The paper introduces AutoPalette, a dataset distillation method that reduces color redundancy at both the image and dataset levels. Reviewers acknowledge that this approach offers a new perspective on dataset distillation and demonstrates effectiveness in experiments (5XJK, uhQ2, Jnju, VepF). However, concerns are raised about the lack of experiments on larger datasets like ImageNet-1K, which limits the demonstration of the method's scalability and effectiveness (5XJK, uhQ2, VepF). Suggestions include providing more detailed explanations of the color loss and palette balance loss (Jnju), addressing how the method handles imbalanced datasets (uhQ2), and clarifying definitions such as color bits (VepF). Questions about the method's efficiency compared to others are also noted (Jnju).

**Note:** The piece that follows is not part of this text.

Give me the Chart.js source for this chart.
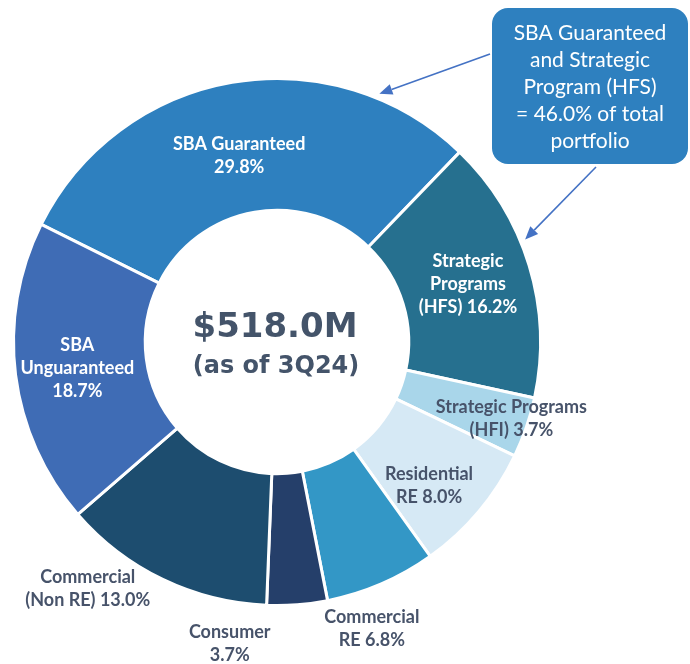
<!DOCTYPE html>
<html>
<head>
<meta charset="utf-8">
<title>Loan portfolio mix</title>
<script src="https://cdn.jsdelivr.net/npm/chart.js@4.4.1/dist/chart.umd.min.js"></script>
<style>
  html,body{margin:0;padding:0;background:#fff;}
  #wrap{width:690px;height:664px;position:relative;}
</style>
</head>
<body>
<div id="wrap"><canvas id="mix"></canvas></div>
<script>
// ---- data ----
const segments = ['SBA Guaranteed', 'Strategic Programs (HFS)', 'Strategic Programs (HFI)', 'Residential RE',
                  'Commercial RE', 'Consumer', 'Commercial (Non RE)', 'SBA Unguaranteed'];
const shares   = [29.8, 16.2, 3.7, 8.0, 6.8, 3.7, 13.0, 18.7];
const colors   = ['#2E80BF', '#26708F', '#A9D6EA', '#D6E9F5', '#3397C6', '#253F6A', '#1D4D6F', '#3F6CB5'];
// how each label is broken into lines ({v} = the share)
const labelLines = [
  ['SBA Guaranteed', '{v}'],
  ['Strategic', 'Programs', '(HFS) {v}'],
  ['Strategic Programs', '(HFI) {v}'],
  ['Residential', 'RE {v}'],
  ['Commercial', 'RE {v}'],
  ['Consumer', '{v}'],
  ['Commercial', '(Non RE) {v}'],
  ['SBA', 'Unguaranteed', '{v}']
];
const totalText = '$518.0M';
const asOfText  = '(as of 3Q24)';

// ---- label placement: r = fraction of outer radius, da = degrees off the slice middle ----
const labelPlace = [
  {r:0.72,  da:-1.7, light:true},
  {r:0.757, da:0.1,  light:true},
  {r:0.936, da:-0.8, light:false},
  {r:0.793, da:3.3,  light:false},
  {r:1.145, da:5,    light:false},
  {r:1.16,  da:13.3, light:false},
  {r:1.18,  da:11.8, light:false},
  {r:0.764, da:-0.2, light:true}
];
const LABEL_FONT = 'bold 18px Lato';
const LINE_H = 23;
const DARK_TXT = '#47536A';

// callout box + arrows
const callout = {x:492, y:8, w:196, h:156, r:16, fill:'#2E80BF'};
const calloutFont = '21px Lato';
const arrows = [
  {seg:0, frac:0.80, tail:{side:'left', at:46}},   // tail at box left edge, 46px down
  {seg:1, frac:0.405, tail:{side:'bottom', at:104}} // tail at box bottom edge, 104px across
];
const ARROW_COL = '#4472C4';

const fmt = v => v.toFixed(1) + '%';
const rad = d => d * Math.PI / 180;

// Labels + centre text + callout
const decorations = {
  id: 'decorations',
  afterDraw(chart){
    const {ctx} = chart;
    const arcs = chart.getDatasetMeta(0).data;
    const cx = arcs[0].x, cy = arcs[0].y, R = arcs[0].outerRadius;
    ctx.save();
    ctx.textAlign = 'center';
    ctx.textBaseline = 'middle';

    // slice labels
    ctx.font = LABEL_FONT;
    arcs.forEach((a, i)=>{
      const p = labelPlace[i];
      const ang = (a.startAngle + a.endAngle) / 2 + rad(p.da);
      const x = cx + R * p.r * Math.cos(ang);
      const y = cy + R * p.r * Math.sin(ang);
      const lines = labelLines[i].map(s => s.replace('{v}', fmt(shares[i])));
      ctx.fillStyle = p.light ? '#FFFFFF' : DARK_TXT;
      const y0 = y - (lines.length - 1) * LINE_H / 2;
      lines.forEach((s, k)=> ctx.fillText(s, x, y0 + k * LINE_H));
    });

    // centre
    ctx.fillStyle = '#44546A';
    ctx.font = 'bold 34px "DejaVu Sans"';
    ctx.fillText(totalText, cx - 2, cy - 14);
    ctx.font = 'bold 24px "DejaVu Sans"';
    ctx.fillText(asOfText, cx - 1, cy + 25);

    // callout box
    const b = callout;
    ctx.fillStyle = b.fill;
    ctx.beginPath();
    ctx.roundRect(b.x, b.y, b.w, b.h, b.r);
    ctx.fill();
    const combo = fmt(shares[0] + shares[1]);
    const boxLines = ['SBA Guaranteed', 'and Strategic', 'Program (HFS)', '= ' + combo + ' of total', 'portfolio'];
    ctx.fillStyle = '#FFFFFF';
    ctx.font = calloutFont;
    boxLines.forEach((s, k)=> ctx.fillText(s, b.x + b.w / 2, b.y + 25 + k * 27));

    // arrows from the box to the two slices
    ctx.strokeStyle = ARROW_COL;
    ctx.fillStyle = ARROW_COL;
    ctx.lineWidth = 1.6;
    arrows.forEach(ar=>{
      const a = arcs[ar.seg];
      const ang = a.startAngle + (a.endAngle - a.startAngle) * ar.frac;
      const tx = cx + (R + 5) * Math.cos(ang), ty = cy + (R + 5) * Math.sin(ang);
      const sx = ar.tail.side === 'left' ? b.x - 2 : b.x + ar.tail.at;
      const sy = ar.tail.side === 'left' ? b.y + ar.tail.at : b.y + b.h + 3;
      const th = Math.atan2(ty - sy, tx - sx);
      const hl = 13, hw = 5.5;
      const bx = tx - hl * Math.cos(th), by = ty - hl * Math.sin(th);
      ctx.beginPath();
      ctx.moveTo(sx, sy); ctx.lineTo(bx, by); ctx.stroke();
      ctx.beginPath();
      ctx.moveTo(tx, ty);
      ctx.lineTo(bx + hw * Math.sin(th), by - hw * Math.cos(th));
      ctx.lineTo(bx - hw * Math.sin(th), by + hw * Math.cos(th));
      ctx.closePath(); ctx.fill();
    });
    ctx.restore();
  }
};

new Chart(document.getElementById('mix'), {
  type: 'doughnut',
  data: {
    labels: segments,
    datasets: [{
      data: shares,
      backgroundColor: colors,
      borderColor: '#FFFFFF',
      borderWidth: 3
    }]
  },
  options: {
    responsive: true,
    maintainAspectRatio: false,
    animation: false,
    rotation: -63.5,
    cutout: '50%',
    layout: {padding: {left: 12, top: 77, right: 148, bottom: 57}},
    plugins: {legend: {display: false}, tooltip: {enabled: false}}
  },
  plugins: [decorations]
});
</script>
</body>
</html>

In the rebuttal the authors address concerns by explaining how their method differs from prior work, emphasizing their unique loss functions that improve optimization and generalization. They acknowledge computational constraints preventing ImageNet-1K experiments but provide additional results on Tiny ImageNet to demonstrate scalability. They clarify that AutoPalette generates four times more instances within a given storage budget and explain performance differences compared to other methods. Overall the reviewers' concerns were addressed and the AC recommends accept.